Hong Kong spirals into rare daylight violence as police shoot protester
November 11 2019 09:27 AM
A still image from a social media video shows a police officer aiming his gun at a protester in Sai
A still image from a social media video shows a police officer aiming his gun at a protester in Sai Wan Ho, Hong Kong

Reuters/Hong Kong

* Several shots fired during morning clashes
* Video shows one protester shot at close range
* 'There was three sounds, like pam, pam, pam': resident
* Police say radical protesters set up barricades across city
* Anti-government protests now entering sixth month

Hong Kong police shot and wounded one protester who hospital officials said was in critical condition on Monday as the Chinese-ruled territory spiralled into rare weekday violence in the 24th straight week of pro-democracy unrest.

Police also fired tear gas in the Central business district where some protesters, crouching behind umbrellas, blocked streets as office workers on their lunch break crowded the pavements and hurled anti-government abuse.

Protests have occurred almost daily, sometimes with little or no notice, disrupting business and piling pressure on the government. However, it was rare for tear gas to be fired during working hours in Central.

The violence usually begins after dusk falls.

Police fired live rounds at protesters on the eastern side of Hong Kong island and said one protester was wounded.

Video footage showed a man lying in a pool of blood with his eyes wide open. Police also threw a woman to the debris-littered street and pepper-sprayed her in the face as plastic crates were thrown at officers.

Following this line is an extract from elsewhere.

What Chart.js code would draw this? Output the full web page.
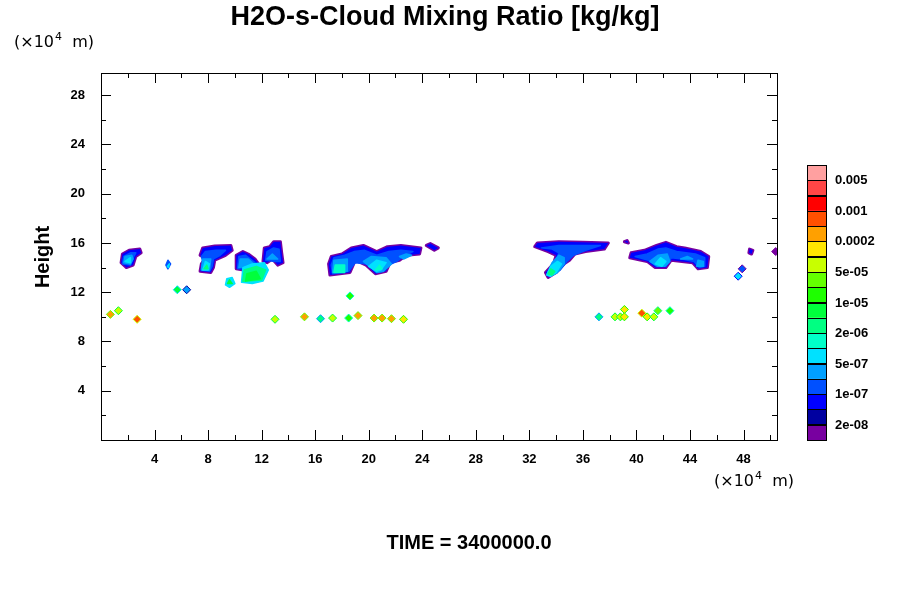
<!DOCTYPE html>
<html>
<head>
<meta charset="utf-8">
<script src="https://cdn.jsdelivr.net/npm/chart.js@4"></script>
<style>
  body { margin: 0; background: #fff; }
  #wrap { width: 900px; height: 600px; }
</style>
</head>
<body>
<div id="wrap"><canvas id="c"></canvas></div>
<script>
// colour levels, bottom (smallest) to top
const levelColors = ["#7800A0", "#0000A0", "#0000FF", "#0050FF", "#00A0FF", "#00E1FF", "#00FFC8", "#00FF82",
  "#00FF3C", "#1EFF00", "#64FF00", "#C8FF00", "#FFE600", "#FFA000", "#FF5000", "#FF0000", "#FF4646", "#FFA0A0"];
const levelLabels = ["2e-08", "1e-07", "5e-07", "2e-06", "1e-05", "5e-05", "0.0002", "0.001", "0.005"];
const xTicks = [4, 8, 12, 16, 20, 24, 28, 32, 36, 40, 44, 48];
const yTicks = [4, 8, 12, 16, 20, 24, 28];

// cloud regions: [level index, polygon in (x 1e4 m, height 1e4 m)]
const blobs = [
  // near x=2
  [0, [[1.5,14.4],[1.6,15.1],[2.1,15.4],[2.9,15.5],[3.0,15.2],[2.6,14.9],[2.4,14.2],[1.9,14.0]]],
  [3, [[1.6,14.3],[1.7,14.9],[2.2,15.2],[2.6,15.2],[2.4,14.8],[2.2,14.2]]],
  [4, [[1.7,14.4],[1.8,14.9],[2.3,15.0],[2.4,14.7],[2.2,14.3]]],
  [5, [[1.8,14.5],[2.2,14.8],[2.2,14.4]]],
  [3, [[4.85,14.2],[5.0,14.6],[5.2,14.3],[5.0,13.9]]],
  [5, [[4.95,14.1],[5.1,14.3],[5.05,14.0]]],
  // x=7..10
  [0, [[7.4,15.0],[7.6,15.6],[8.5,15.75],[9.7,15.8],[9.8,15.4],[9.3,15.0],[8.5,14.6],[8.4,14.0],[8.2,13.6],[7.4,13.7],[7.5,14.3],[7.8,14.8]]],
  [3, [[7.5,14.9],[7.8,15.3],[8.6,15.4],[9.3,15.4],[8.9,15.0],[8.4,14.7],[8.3,14.1],[8.1,13.7],[7.5,13.8],[7.6,14.5]]],
  [4, [[7.5,13.8],[7.6,14.7],[8.2,14.7],[8.1,13.8]]],
  [5, [[7.6,13.8],[7.8,14.5],[8.1,14.3],[8.0,13.8]]],
  [7, [[7.7,13.9],[7.9,14.2],[8.0,13.9]]],
  [5, [[9.3,12.6],[9.4,13.1],[9.8,13.2],[10.0,12.7],[9.6,12.4]]],
  [8, [[9.45,12.7],[9.6,13.0],[9.8,12.7]]],
  // x=10..14
  [0, [[12.1,14.5],[12.2,15.6],[12.6,15.7],[12.9,16.1],[13.4,16.1],[13.5,15.2],[13.6,14.4],[13.2,14.2],[12.8,14.7],[12.4,14.4]]],
  [3, [[12.3,14.6],[12.4,15.3],[12.9,15.6],[13.3,15.5],[13.4,14.5],[13.0,14.5]]],
  [4, [[12.4,14.7],[12.8,15.1],[13.2,14.7]]],
  [0, [[10.1,13.9],[10.1,15.0],[10.6,15.3],[11.0,15.1],[11.5,14.7],[11.9,14.1],[11.2,13.7]]],
  [3, [[10.2,13.9],[10.3,14.9],[10.8,15.0],[11.5,14.4],[11.5,13.9]]],
  [4, [[10.3,14.0],[10.4,14.7],[11.0,14.7],[11.5,14.2]]],
  [5, [[10.5,12.8],[10.6,14.0],[11.3,14.3],[12.2,14.4],[12.5,13.8],[12.1,12.9],[11.3,12.7]]],
  [7, [[10.6,12.9],[10.7,13.8],[11.6,14.1],[12.3,13.8],[12.0,13.0]]],
  [8, [[10.8,12.9],[10.9,13.5],[11.6,13.7],[11.9,13.1]]],
  // x=17..24
  [0, [[17.0,14.3],[17.2,14.9],[18.0,15.1],[18.7,15.6],[19.6,15.8],[20.6,15.3],[21.4,15.7],[22.4,15.8],[23.9,15.6],[23.8,15.1],[22.8,15.0],[22.3,14.6],[21.6,14.4],[21.3,13.7],[20.5,13.5],[19.8,14.2],[19.0,14.6],[18.6,13.6],[17.1,13.4]]],
  [3, [[17.2,14.2],[17.4,14.8],[18.2,15.0],[18.9,15.3],[19.7,15.4],[20.6,15.0],[21.5,15.3],[22.4,15.4],[23.3,15.3],[22.6,14.9],[22.1,14.5],[21.5,14.2],[21.1,13.7],[20.6,13.6],[19.9,14.3],[19.0,14.4],[18.5,13.7],[17.3,13.5]]],
  [4, [[17.3,13.6],[17.4,14.6],[18.4,14.7],[18.4,13.7]]],
  [4, [[19.6,14.5],[20.2,14.9],[21.3,14.8],[21.7,14.3],[21.1,13.7],[20.6,13.6]]],
  [4, [[22.3,14.9],[22.8,15.1],[23.2,15.0],[22.6,14.7]]],
  [6, [[17.4,13.6],[17.5,14.2],[18.2,14.2],[18.2,13.6]]],
  [5, [[20.0,14.1],[20.6,14.6],[21.3,14.4],[20.9,13.8],[20.6,13.7]]],
  [6, [[20.5,13.8],[20.8,14.2],[21.0,13.9]]],
  [0, [[24.3,15.8],[24.6,15.95],[25.2,15.6],[24.9,15.4]]],
  // x=32..38
  [0, [[32.4,15.7],[32.6,16.0],[34.2,16.1],[36.0,16.05],[37.9,16.0],[37.6,15.5],[36.2,15.3],[35.4,15.1],[35.0,14.6],[34.6,14.3],[34.0,13.6],[33.4,13.2],[33.2,13.6],[33.8,14.3],[34.0,15.0],[33.4,15.3]]],
  [3, [[32.9,15.6],[34.2,15.8],[36.0,15.8],[37.3,15.8],[36.2,15.4],[35.3,15.0],[34.8,14.5],[34.3,13.8],[33.5,13.3],[33.4,13.7],[34.0,14.4],[34.2,15.2],[33.7,15.5]]],
  [4, [[33.3,13.4],[33.7,14.4],[34.2,15.0],[34.6,14.8],[34.6,14.3],[34.1,13.6],[33.6,13.3]]],
  [5, [[33.3,13.4],[33.6,14.1],[34.1,14.5],[34.4,14.3],[34.0,13.6],[33.6,13.3]]],
  [7, [[33.4,13.5],[33.6,13.9],[33.9,13.7],[33.7,13.4]]],
  [0, [[39.1,16.1],[39.3,16.2],[39.4,16.0]]],
  // x=39.5..45.5
  [0, [[39.5,14.8],[39.6,15.2],[40.6,15.4],[41.5,15.8],[42.2,16.05],[43.0,15.7],[43.6,15.6],[44.8,15.3],[45.4,14.9],[45.3,14.0],[44.6,13.9],[44.2,14.4],[43.4,14.5],[42.6,14.6],[42.2,14.0],[41.4,14.0],[40.8,14.5]]],
  [3, [[39.9,14.9],[40.8,15.1],[41.6,15.5],[42.2,15.6],[43.0,15.3],[44.4,15.1],[45.1,14.8],[45.1,14.1],[44.7,14.0],[44.3,14.5],[43.4,14.7],[42.6,14.8],[42.2,14.1],[41.5,14.1],[40.9,14.6]]],
  [4, [[41.0,14.5],[41.6,15.0],[42.3,15.1],[42.5,14.5],[42.1,14.1],[41.6,14.1]]],
  [5, [[41.4,14.3],[41.8,14.8],[42.2,14.5],[41.9,14.1]]],
  [4, [[44.5,14.1],[44.6,14.6],[45.0,14.5],[45.0,14.1]]],
  [4, [[43.3,14.7],[43.8,14.9],[44.2,14.7]]],
  [0, [[48.4,15.2],[48.45,15.5],[48.7,15.4],[48.6,15.1]]]
];

// small isolated cells: x, height, level
const specksX = [0.7, 1.3, 2.7, 5.7, 6.4, 13.0, 15.2, 16.4, 17.3, 18.5, 18.6, 19.2, 20.4, 21.0, 21.7, 22.6,
  37.2, 38.4, 38.8, 39.1, 39.1, 40.4, 40.8, 41.3, 41.6, 42.5, 47.9, 47.6, 50.4];
const specksY = [10.2, 10.5, 9.8, 12.2, 12.2, 9.8, 10.0, 9.85, 9.9, 9.9, 11.7, 10.1, 9.9, 9.9, 9.85, 9.8,
  10.0, 10.0, 10.0, 10.6, 10.0, 10.3, 10.0, 10.0, 10.5, 10.5, 13.9, 13.3, 15.3];
const specksLevel = [13, 11, 14, 8, 4, 11, 13, 7, 11, 9, 9, 13, 13, 13, 13, 12,
  7, 11, 11, 12, 12, 14, 12, 11, 10, 9, 3, 5, 0];

const specks = specksX.map((x, i) => ({ x: x, y: specksY[i] }));

const cloudPlugin = {
  id: "cloud",
  beforeDatasetsDraw(chart) {
    const { ctx, scales: { x, y }, chartArea: a } = chart;
    ctx.save();
    ctx.beginPath();
    ctx.rect(a.left, a.top, a.right - a.left, a.bottom - a.top);
    ctx.clip();
    ctx.lineJoin = "round";
    blobs.forEach(([lvl, pts]) => {
      ctx.beginPath();
      pts.forEach(([px, py], i) => {
        const X = x.getPixelForValue(px), Y = y.getPixelForValue(py);
        i ? ctx.lineTo(X, Y) : ctx.moveTo(X, Y);
      });
      ctx.closePath();
      if (lvl === 0) {
        // thin purple rim, then blue body
        ctx.strokeStyle = levelColors[0];
        ctx.lineWidth = 3;
        ctx.stroke();
        ctx.fillStyle = levelColors[2];
        ctx.fill();
      } else {
        ctx.fillStyle = levelColors[lvl];
        ctx.strokeStyle = levelColors[lvl];
        ctx.lineWidth = 1.5;
        ctx.fill();
        ctx.stroke();
      }
    });
    ctx.restore();
  },
  afterDraw(chart) {
    const { ctx, scales: { x, y }, chartArea: a } = chart;
    ctx.save();
    ctx.strokeStyle = "#000";
    ctx.lineWidth = 1;
    ctx.strokeRect(a.left + 0.5, a.top + 0.5, a.right - a.left, a.bottom - a.top);
    ctx.beginPath();
    for (let v = 2; v <= 50; v += 2) {
      const X = Math.round(x.getPixelForValue(v)) + 0.5;
      const L = v % 4 === 0 ? 10 : 5;
      ctx.moveTo(X, a.bottom); ctx.lineTo(X, a.bottom - L);
      ctx.moveTo(X, a.top); ctx.lineTo(X, a.top + L);
    }
    for (let v = 2; v <= 29; v += 2) {
      const Y = Math.round(y.getPixelForValue(v)) + 0.5;
      const L = v % 4 === 0 ? 10 : 5;
      ctx.moveTo(a.left, Y); ctx.lineTo(a.left + L, Y);
      ctx.moveTo(a.right, Y); ctx.lineTo(a.right - L, Y);
    }
    ctx.stroke();

    ctx.fillStyle = "#000";
    ctx.textAlign = "center";
    ctx.textBaseline = "middle";
    ctx.font = "bold 27px 'Liberation Sans', Arial, sans-serif";
    ctx.fillText("H2O-s-Cloud Mixing Ratio [kg/kg]", 445, 18);
    ctx.font = "bold 20px 'Liberation Sans', Arial, sans-serif";
    ctx.fillText("TIME = 3400000.0", 469, 543);
    ctx.save();
    ctx.translate(43, 257);
    ctx.rotate(-Math.PI / 2);
    ctx.fillText("Height", 0, 0);
    ctx.restore();

    ctx.textAlign = "left";
    const unit = (lx, ly) => {
      ctx.font = "16px 'DejaVu Sans', sans-serif";
      ctx.fillText("(\u00d710", lx, ly);
      let w = ctx.measureText("(\u00d710").width;
      ctx.font = "11px 'DejaVu Sans', sans-serif";
      ctx.fillText("4", lx + w + 1, ly - 6);
      ctx.font = "16px 'DejaVu Sans', sans-serif";
      ctx.fillText("  m)", lx + w + 8, ly);
    };
    unit(14, 43);
    unit(714, 482);

    // colour bar
    const bx = 807, bw = 19, top = 165, bh = 15.28;
    const n = levelColors.length;
    for (let i = 0; i < n; i++) {
      const yy = top + (n - 1 - i) * bh;
      ctx.fillStyle = levelColors[i];
      ctx.fillRect(bx, yy, bw, bh);
      ctx.strokeStyle = "#000";
      ctx.strokeRect(bx + 0.5, Math.round(yy) + 0.5, bw, Math.round(bh));
    }
    ctx.fillStyle = "#000";
    ctx.font = "bold 13px 'Liberation Sans', Arial, sans-serif";
    levelLabels.forEach((t, k) => {
      const yy = top + (n - 1 - (2 * k)) * bh;
      ctx.fillText(t, 835, yy + 0.5);
    });
    ctx.restore();
  }
};

new Chart(document.getElementById("c"), {
  type: "scatter",
  data: {
    datasets: [{
      data: specks,
      pointStyle: "rectRot",
      pointRadius: 4,
      pointBorderWidth: 1,
      borderColor: specksLevel.map(l => levelColors[Math.max(0, l - 3)]),
      backgroundColor: specksLevel.map(l => levelColors[l])
    }]
  },
  options: {
    responsive: true,
    maintainAspectRatio: false,
    animation: false,
    layout: { padding: { left: 41, right: 123, top: 73, bottom: 130 } },
    plugins: { legend: { display: false }, tooltip: { enabled: false } },
    scales: {
      x: {
        type: "linear", min: 0, max: 50.5,
        afterFit: s => { s.height = 30; },
        afterBuildTicks: s => { s.ticks = xTicks.map(v => ({ value: v })); },
        grid: { display: false },
        border: { display: false },
        ticks: { color: "#000", font: { size: 13, weight: "bold", family: "'Liberation Sans', Arial" }, padding: 4, maxRotation: 0 }
      },
      y: {
        type: "linear", min: 0, max: 29.8,
        afterFit: s => { s.width = 60; },
        afterBuildTicks: s => { s.ticks = yTicks.map(v => ({ value: v })); },
        grid: { display: false },
        border: { display: false },
        ticks: { color: "#000", font: { size: 13, weight: "bold", family: "'Liberation Sans', Arial" }, padding: 8 }
      }
    }
  },
  plugins: [cloudPlugin]
});
</script>
</body>
</html>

Protesters built barricades under the hot autumn sun and set fires in the street.

The Hospital Authority told Reuters a 21-year-old man suspected to have been wounded in Sai Wan Ho, in the eastern area of Hong Kong island, was undergoing an operation in hospital and was in critical condition.

Police said in a statement radical protesters had set up barricades at multiple locations across the city and warned the demonstrators to ‘stop their illegal acts immediately’.

They did not comment immediately on the shooting.

Police first began using live rounds as warning shots in August and have shot an 18-year-old protester and a 14-year-old, both of whom survived.

Anson Yip, a 36-year-old Sai Wan Ho resident, said protesters were throwing rubbish to create a road block when police ran to the scene.

‘They didn't fight and the police ran and directly shot. There was three sounds, like 'pam, pam, pam',’ Yip said.

‘They (the protesters) are against the government, that's why the police just shot them,’ he said.

Police later fired tear gas in the same area where the protester was shot. Protesters and residents formed a barricade of polystyrene boxes around the bloodstain next to a pedestrian crossing after police forensic teams left the scene.

A 24-year-old man, one of several office workers gathered at the scene after the shooting, said: ‘When I arrived the road was blocked and people were yelling at the police, calling them murderers.’ The man gave only his surname of Wing.

RED LINE

Protesters are angry about what they see as police brutality and meddling by Beijing in the former British colony's freedoms, guaranteed by the ‘one country, two systems’ formula put in place when the territory returned to Chinese rule in 1997.

Some have called for independence, a red line for Communist Party leaders in Beijing.

China denies interfering and has blamed Western countries for stirring up trouble.

The latest violence comes after a student died in hospital last week following a fall as protesters were being dispersed by police.

Violence flared at several university campuses throughout the morning as news of the latest shooting spread, with witnesses reporting tense standoffs between students, protesters and police. All classes were cancelled.

Police fired tear gas and rubber bullets, while protesters hurled homemade petrol bombs at police. Students set fire to debris at the Polytechnic University on the Kowloon side of Victoria Harbour.

‘I am worried about my safety but I will still come out,’ said Anson, a 20-year-old student at Hong Kong Polytechnic University who only gave his first name. ‘I am willing to sacrifice my life for Hong Kong.’

Services on some train and subway lines were disrupted early on Monday, with traffic snarled and riot police deployed near stations and shopping malls after protesters called for a general strike.

Hong Kong's stock market was down 2.3% in early afternoon trade, outpacing losses in other parts of the region.

Activists blocked roads and trashed shopping malls across Hong Kong's New Territories and Kowloon peninsula on Sunday during a 24th straight weekend of unrest.

China has a garrison of up to 12,000 troops in Hong Kong who have kept to barracks throughout the unrest, but it has vowed to crush any attempts at independence.